## Stated exercise
Identify all lines below that hold "this" and collect them.

## Data entries
* * * * *
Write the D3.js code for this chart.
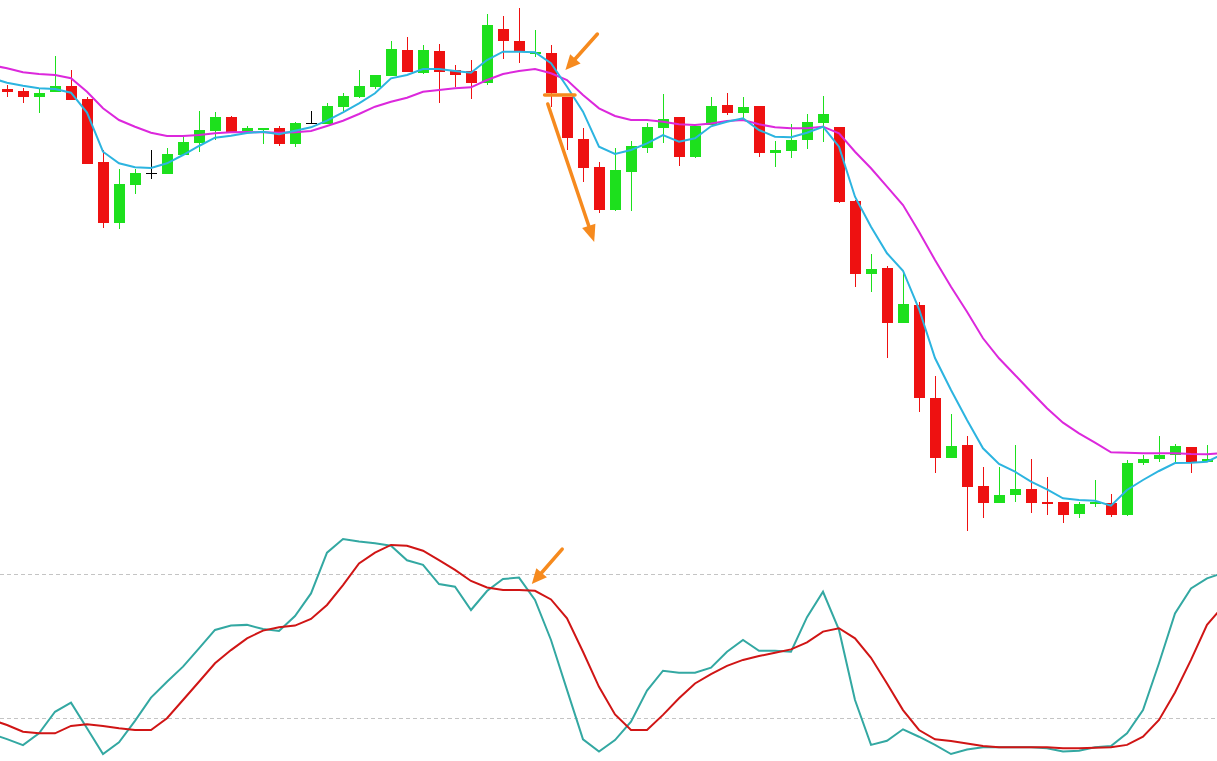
* * * * *
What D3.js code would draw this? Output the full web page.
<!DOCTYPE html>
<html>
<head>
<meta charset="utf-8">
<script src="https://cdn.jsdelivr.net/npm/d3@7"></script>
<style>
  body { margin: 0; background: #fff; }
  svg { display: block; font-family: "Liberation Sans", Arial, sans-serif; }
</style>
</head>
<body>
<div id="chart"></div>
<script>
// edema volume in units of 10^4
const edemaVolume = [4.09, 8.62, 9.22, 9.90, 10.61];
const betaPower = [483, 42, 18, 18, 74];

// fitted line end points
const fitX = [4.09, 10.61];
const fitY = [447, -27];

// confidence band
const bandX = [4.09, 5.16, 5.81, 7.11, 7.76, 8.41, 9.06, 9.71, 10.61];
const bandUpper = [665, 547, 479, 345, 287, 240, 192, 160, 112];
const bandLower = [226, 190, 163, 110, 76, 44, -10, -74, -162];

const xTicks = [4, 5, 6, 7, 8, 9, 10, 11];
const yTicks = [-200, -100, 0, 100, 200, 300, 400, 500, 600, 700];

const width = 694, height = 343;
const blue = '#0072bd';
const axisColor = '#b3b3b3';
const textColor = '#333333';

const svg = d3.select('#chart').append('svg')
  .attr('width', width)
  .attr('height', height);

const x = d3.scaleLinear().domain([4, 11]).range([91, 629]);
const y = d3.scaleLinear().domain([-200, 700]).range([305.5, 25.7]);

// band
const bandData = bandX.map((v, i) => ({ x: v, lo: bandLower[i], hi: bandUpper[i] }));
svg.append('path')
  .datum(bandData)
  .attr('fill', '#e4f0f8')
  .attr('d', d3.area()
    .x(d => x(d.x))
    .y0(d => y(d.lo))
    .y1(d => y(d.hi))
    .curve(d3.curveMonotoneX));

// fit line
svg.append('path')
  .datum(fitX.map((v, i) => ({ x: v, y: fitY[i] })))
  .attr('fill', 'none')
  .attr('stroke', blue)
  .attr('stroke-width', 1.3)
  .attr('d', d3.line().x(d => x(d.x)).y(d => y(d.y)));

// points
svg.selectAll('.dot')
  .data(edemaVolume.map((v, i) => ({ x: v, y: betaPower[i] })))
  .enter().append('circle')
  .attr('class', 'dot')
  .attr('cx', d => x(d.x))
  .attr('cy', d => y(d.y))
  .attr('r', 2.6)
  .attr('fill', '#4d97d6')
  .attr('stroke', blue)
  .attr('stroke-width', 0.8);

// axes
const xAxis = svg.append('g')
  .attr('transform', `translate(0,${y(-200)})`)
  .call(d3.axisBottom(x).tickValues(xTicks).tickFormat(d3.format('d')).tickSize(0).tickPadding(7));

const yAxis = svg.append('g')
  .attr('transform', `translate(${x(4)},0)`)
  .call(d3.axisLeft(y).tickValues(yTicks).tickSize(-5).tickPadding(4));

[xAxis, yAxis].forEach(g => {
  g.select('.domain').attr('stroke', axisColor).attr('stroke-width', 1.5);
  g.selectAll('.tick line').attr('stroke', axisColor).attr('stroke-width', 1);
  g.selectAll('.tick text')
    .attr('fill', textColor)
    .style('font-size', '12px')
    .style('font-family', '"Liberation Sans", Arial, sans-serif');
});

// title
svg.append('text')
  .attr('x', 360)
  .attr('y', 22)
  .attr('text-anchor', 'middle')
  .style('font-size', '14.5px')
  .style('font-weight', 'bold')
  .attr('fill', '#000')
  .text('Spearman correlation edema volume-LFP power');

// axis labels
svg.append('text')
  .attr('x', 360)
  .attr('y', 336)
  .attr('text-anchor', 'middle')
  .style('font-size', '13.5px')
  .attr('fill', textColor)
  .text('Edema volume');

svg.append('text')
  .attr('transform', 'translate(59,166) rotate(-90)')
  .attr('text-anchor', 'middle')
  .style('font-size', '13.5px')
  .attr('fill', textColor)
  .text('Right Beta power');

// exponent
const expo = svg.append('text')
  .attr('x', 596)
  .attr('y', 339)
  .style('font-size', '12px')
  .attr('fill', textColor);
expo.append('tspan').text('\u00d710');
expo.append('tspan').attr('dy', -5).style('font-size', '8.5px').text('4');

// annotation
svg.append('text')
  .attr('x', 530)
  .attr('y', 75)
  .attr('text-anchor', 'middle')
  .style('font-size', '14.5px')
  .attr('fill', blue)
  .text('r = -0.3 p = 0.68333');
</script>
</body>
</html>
* * * * *
## In response
Write the D3.js code for this chart.
What D3.js code would draw this? Output the full web page.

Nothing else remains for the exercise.